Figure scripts
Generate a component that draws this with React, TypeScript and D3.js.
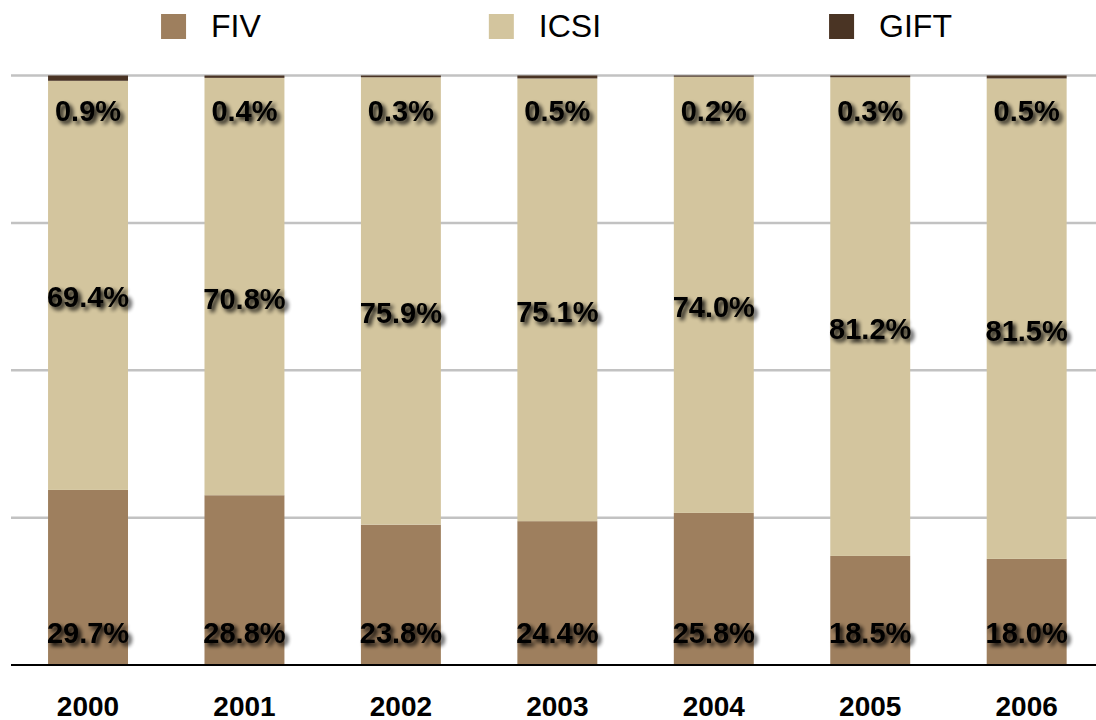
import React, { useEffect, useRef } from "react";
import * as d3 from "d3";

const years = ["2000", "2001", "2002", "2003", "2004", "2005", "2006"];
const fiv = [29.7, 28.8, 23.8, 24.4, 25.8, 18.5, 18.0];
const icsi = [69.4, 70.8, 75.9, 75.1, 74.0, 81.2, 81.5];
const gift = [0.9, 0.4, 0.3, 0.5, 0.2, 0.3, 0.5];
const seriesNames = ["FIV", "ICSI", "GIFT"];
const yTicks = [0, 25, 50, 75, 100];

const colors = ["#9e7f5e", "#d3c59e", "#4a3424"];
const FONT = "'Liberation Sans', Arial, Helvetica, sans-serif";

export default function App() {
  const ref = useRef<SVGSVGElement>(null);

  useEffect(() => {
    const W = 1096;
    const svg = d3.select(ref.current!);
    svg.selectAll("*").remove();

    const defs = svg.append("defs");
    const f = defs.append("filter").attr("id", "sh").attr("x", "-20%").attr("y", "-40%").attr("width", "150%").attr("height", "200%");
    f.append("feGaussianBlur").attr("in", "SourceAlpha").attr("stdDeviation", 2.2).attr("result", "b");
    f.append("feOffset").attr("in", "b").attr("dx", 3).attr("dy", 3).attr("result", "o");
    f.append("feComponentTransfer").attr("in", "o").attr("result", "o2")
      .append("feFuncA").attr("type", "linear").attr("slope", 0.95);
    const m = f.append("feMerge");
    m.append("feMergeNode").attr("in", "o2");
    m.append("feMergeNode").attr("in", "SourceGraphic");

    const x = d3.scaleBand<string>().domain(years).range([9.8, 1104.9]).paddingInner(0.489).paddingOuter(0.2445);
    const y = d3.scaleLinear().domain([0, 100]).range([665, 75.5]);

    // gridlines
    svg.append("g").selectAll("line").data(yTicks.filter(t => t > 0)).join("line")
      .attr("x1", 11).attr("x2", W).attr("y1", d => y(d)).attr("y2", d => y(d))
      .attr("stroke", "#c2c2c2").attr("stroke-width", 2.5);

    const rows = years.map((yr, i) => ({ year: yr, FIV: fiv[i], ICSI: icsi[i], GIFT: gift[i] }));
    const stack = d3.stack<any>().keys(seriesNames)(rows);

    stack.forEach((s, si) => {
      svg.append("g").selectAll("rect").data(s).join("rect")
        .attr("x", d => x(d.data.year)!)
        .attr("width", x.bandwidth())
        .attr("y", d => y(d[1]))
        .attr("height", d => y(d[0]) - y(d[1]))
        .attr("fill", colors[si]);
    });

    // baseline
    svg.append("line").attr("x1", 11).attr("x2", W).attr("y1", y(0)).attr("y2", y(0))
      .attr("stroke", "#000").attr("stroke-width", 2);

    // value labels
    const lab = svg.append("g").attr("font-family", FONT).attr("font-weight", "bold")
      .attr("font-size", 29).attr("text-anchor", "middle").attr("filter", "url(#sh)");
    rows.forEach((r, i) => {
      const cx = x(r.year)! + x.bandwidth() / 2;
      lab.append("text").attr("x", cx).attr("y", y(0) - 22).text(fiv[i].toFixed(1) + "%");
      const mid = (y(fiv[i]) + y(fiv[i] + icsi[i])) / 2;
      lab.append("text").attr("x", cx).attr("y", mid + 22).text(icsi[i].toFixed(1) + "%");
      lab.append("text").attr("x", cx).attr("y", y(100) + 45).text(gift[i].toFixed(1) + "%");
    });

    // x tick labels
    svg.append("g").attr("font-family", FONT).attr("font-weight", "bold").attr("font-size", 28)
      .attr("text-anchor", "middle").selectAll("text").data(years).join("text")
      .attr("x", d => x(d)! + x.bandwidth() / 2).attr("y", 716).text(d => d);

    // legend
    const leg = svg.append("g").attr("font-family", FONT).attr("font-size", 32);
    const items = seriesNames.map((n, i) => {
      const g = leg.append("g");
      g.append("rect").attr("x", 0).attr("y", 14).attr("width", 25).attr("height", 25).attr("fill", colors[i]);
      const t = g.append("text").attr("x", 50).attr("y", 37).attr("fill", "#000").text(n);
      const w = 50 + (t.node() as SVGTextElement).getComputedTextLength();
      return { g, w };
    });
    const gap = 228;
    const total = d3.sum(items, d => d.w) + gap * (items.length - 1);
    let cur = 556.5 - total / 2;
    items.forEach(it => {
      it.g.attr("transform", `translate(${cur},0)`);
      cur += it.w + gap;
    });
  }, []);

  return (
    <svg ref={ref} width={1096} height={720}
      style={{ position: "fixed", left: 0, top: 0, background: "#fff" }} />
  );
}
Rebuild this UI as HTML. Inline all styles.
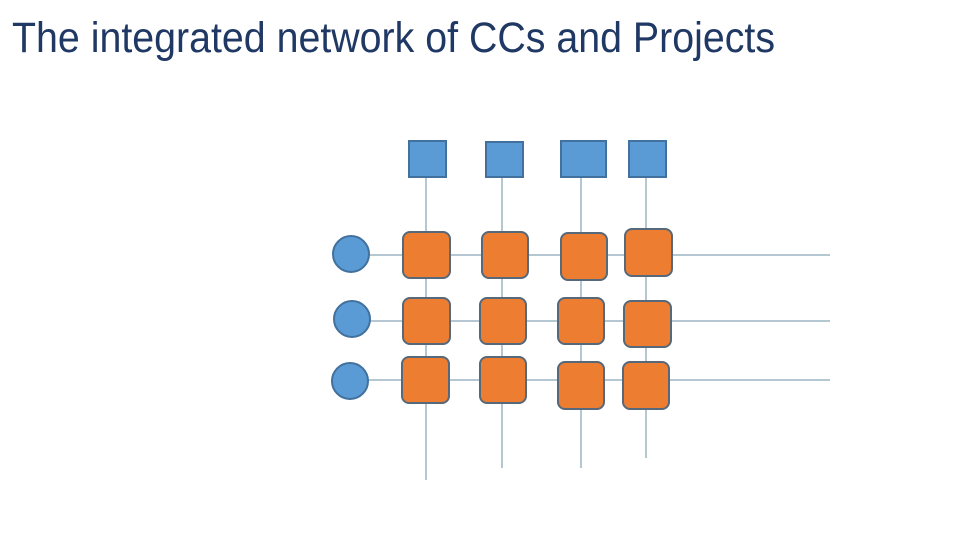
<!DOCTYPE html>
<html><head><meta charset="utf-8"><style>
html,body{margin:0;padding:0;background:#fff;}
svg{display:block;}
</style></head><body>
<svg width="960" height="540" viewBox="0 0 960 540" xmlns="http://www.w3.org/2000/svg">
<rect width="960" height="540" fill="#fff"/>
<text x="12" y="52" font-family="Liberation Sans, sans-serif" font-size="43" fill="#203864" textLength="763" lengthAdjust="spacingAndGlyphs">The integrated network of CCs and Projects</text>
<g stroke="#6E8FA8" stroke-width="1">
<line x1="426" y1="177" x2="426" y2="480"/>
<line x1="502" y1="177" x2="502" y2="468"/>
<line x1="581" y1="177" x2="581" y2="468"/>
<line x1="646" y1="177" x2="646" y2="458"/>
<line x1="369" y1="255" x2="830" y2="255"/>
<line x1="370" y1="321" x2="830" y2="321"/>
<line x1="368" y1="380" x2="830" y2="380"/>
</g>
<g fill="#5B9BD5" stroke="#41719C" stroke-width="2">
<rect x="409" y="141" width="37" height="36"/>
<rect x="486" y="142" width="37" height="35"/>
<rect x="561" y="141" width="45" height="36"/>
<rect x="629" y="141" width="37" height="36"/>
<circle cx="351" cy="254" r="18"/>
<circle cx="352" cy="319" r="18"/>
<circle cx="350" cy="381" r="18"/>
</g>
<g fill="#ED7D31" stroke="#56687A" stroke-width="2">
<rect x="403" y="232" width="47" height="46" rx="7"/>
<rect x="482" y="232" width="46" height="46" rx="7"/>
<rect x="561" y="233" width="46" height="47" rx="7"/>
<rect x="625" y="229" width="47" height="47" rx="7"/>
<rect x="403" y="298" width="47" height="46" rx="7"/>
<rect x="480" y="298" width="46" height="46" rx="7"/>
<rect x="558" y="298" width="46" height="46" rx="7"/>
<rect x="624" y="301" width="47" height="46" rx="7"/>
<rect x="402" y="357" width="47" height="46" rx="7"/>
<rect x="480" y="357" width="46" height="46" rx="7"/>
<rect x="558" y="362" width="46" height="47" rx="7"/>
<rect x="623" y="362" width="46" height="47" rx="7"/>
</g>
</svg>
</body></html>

§ **WHAT YOU ARE ASKED TO DO**: Images in the records should not be copied. Repeat all the rest exactly.

§ **ANSWER**:
Generate a component that draws this with React, TypeScript and D3.js.
import React, { useEffect, useRef } from "react";
import * as d3 from "d3";

const years = ["2000", "2001", "2002", "2003", "2004", "2005", "2006"];
const fiv = [29.7, 28.8, 23.8, 24.4, 25.8, 18.5, 18.0];
const icsi = [69.4, 70.8, 75.9, 75.1, 74.0, 81.2, 81.5];
const gift = [0.9, 0.4, 0.3, 0.5, 0.2, 0.3, 0.5];
const seriesNames = ["FIV", "ICSI", "GIFT"];
const yTicks = [0, 25, 50, 75, 100];

const colors = ["#9e7f5e", "#d3c59e", "#4a3424"];
const FONT = "'Liberation Sans', Arial, Helvetica, sans-serif";

export default function App() {
  const ref = useRef<SVGSVGElement>(null);

  useEffect(() => {
    const W = 1096;
    const svg = d3.select(ref.current!);
    svg.selectAll("*").remove();

    const defs = svg.append("defs");
    const f = defs.append("filter").attr("id", "sh").attr("x", "-20%").attr("y", "-40%").attr("width", "150%").attr("height", "200%");
    f.append("feGaussianBlur").attr("in", "SourceAlpha").attr("stdDeviation", 2.2).attr("result", "b");
    f.append("feOffset").attr("in", "b").attr("dx", 3).attr("dy", 3).attr("result", "o");
    f.append("feComponentTransfer").attr("in", "o").attr("result", "o2")
      .append("feFuncA").attr("type", "linear").attr("slope", 0.95);
    const m = f.append("feMerge");
    m.append("feMergeNode").attr("in", "o2");
    m.append("feMergeNode").attr("in", "SourceGraphic");

    const x = d3.scaleBand<string>().domain(years).range([9.8, 1104.9]).paddingInner(0.489).paddingOuter(0.2445);
    const y = d3.scaleLinear().domain([0, 100]).range([665, 75.5]);

    // gridlines
    svg.append("g").selectAll("line").data(yTicks.filter(t => t > 0)).join("line")
      .attr("x1", 11).attr("x2", W).attr("y1", d => y(d)).attr("y2", d => y(d))
      .attr("stroke", "#c2c2c2").attr("stroke-width", 2.5);

    const rows = years.map((yr, i) => ({ year: yr, FIV: fiv[i], ICSI: icsi[i], GIFT: gift[i] }));
    const stack = d3.stack<any>().keys(seriesNames)(rows);

    stack.forEach((s, si) => {
      svg.append("g").selectAll("rect").data(s).join("rect")
        .attr("x", d => x(d.data.year)!)
        .attr("width", x.bandwidth())
        .attr("y", d => y(d[1]))
        .attr("height", d => y(d[0]) - y(d[1]))
        .attr("fill", colors[si]);
    });

    // baseline
    svg.append("line").attr("x1", 11).attr("x2", W).attr("y1", y(0)).attr("y2", y(0))
      .attr("stroke", "#000").attr("stroke-width", 2);

    // value labels
    const lab = svg.append("g").attr("font-family", FONT).attr("font-weight", "bold")
      .attr("font-size", 29).attr("text-anchor", "middle").attr("filter", "url(#sh)");
    rows.forEach((r, i) => {
      const cx = x(r.year)! + x.bandwidth() / 2;
      lab.append("text").attr("x", cx).attr("y", y(0) - 22).text(fiv[i].toFixed(1) + "%");
      const mid = (y(fiv[i]) + y(fiv[i] + icsi[i])) / 2;
      lab.append("text").attr("x", cx).attr("y", mid + 22).text(icsi[i].toFixed(1) + "%");
      lab.append("text").attr("x", cx).attr("y", y(100) + 45).text(gift[i].toFixed(1) + "%");
    });

    // x tick labels
    svg.append("g").attr("font-family", FONT).attr("font-weight", "bold").attr("font-size", 28)
      .attr("text-anchor", "middle").selectAll("text").data(years).join("text")
      .attr("x", d => x(d)! + x.bandwidth() / 2).attr("y", 716).text(d => d);

    // legend
    const leg = svg.append("g").attr("font-family", FONT).attr("font-size", 32);
    const items = seriesNames.map((n, i) => {
      const g = leg.append("g");
      g.append("rect").attr("x", 0).attr("y", 14).attr("width", 25).attr("height", 25).attr("fill", colors[i]);
      const t = g.append("text").attr("x", 50).attr("y", 37).attr("fill", "#000").text(n);
      const w = 50 + (t.node() as SVGTextElement).getComputedTextLength();
      return { g, w };
    });
    const gap = 228;
    const total = d3.sum(items, d => d.w) + gap * (items.length - 1);
    let cur = 556.5 - total / 2;
    items.forEach(it => {
      it.g.attr("transform", `translate(${cur},0)`);
      cur += it.w + gap;
    });
  }, []);

  return (
    <svg ref={ref} width={1096} height={720}
      style={{ position: "fixed", left: 0, top: 0, background: "#fff" }} />
  );
}
Rebuild this UI as HTML. Inline all styles.
<!DOCTYPE html>
<html><head><meta charset="utf-8"><style>
html,body{margin:0;padding:0;background:#fff;}
svg{display:block;}
</style></head><body>
<svg width="960" height="540" viewBox="0 0 960 540" xmlns="http://www.w3.org/2000/svg">
<rect width="960" height="540" fill="#fff"/>
<text x="12" y="52" font-family="Liberation Sans, sans-serif" font-size="43" fill="#203864" textLength="763" lengthAdjust="spacingAndGlyphs">The integrated network of CCs and Projects</text>
<g stroke="#6E8FA8" stroke-width="1">
<line x1="426" y1="177" x2="426" y2="480"/>
<line x1="502" y1="177" x2="502" y2="468"/>
<line x1="581" y1="177" x2="581" y2="468"/>
<line x1="646" y1="177" x2="646" y2="458"/>
<line x1="369" y1="255" x2="830" y2="255"/>
<line x1="370" y1="321" x2="830" y2="321"/>
<line x1="368" y1="380" x2="830" y2="380"/>
</g>
<g fill="#5B9BD5" stroke="#41719C" stroke-width="2">
<rect x="409" y="141" width="37" height="36"/>
<rect x="486" y="142" width="37" height="35"/>
<rect x="561" y="141" width="45" height="36"/>
<rect x="629" y="141" width="37" height="36"/>
<circle cx="351" cy="254" r="18"/>
<circle cx="352" cy="319" r="18"/>
<circle cx="350" cy="381" r="18"/>
</g>
<g fill="#ED7D31" stroke="#56687A" stroke-width="2">
<rect x="403" y="232" width="47" height="46" rx="7"/>
<rect x="482" y="232" width="46" height="46" rx="7"/>
<rect x="561" y="233" width="46" height="47" rx="7"/>
<rect x="625" y="229" width="47" height="47" rx="7"/>
<rect x="403" y="298" width="47" height="46" rx="7"/>
<rect x="480" y="298" width="46" height="46" rx="7"/>
<rect x="558" y="298" width="46" height="46" rx="7"/>
<rect x="624" y="301" width="47" height="46" rx="7"/>
<rect x="402" y="357" width="47" height="46" rx="7"/>
<rect x="480" y="357" width="46" height="46" rx="7"/>
<rect x="558" y="362" width="46" height="47" rx="7"/>
<rect x="623" y="362" width="46" height="47" rx="7"/>
</g>
</svg>
</body></html>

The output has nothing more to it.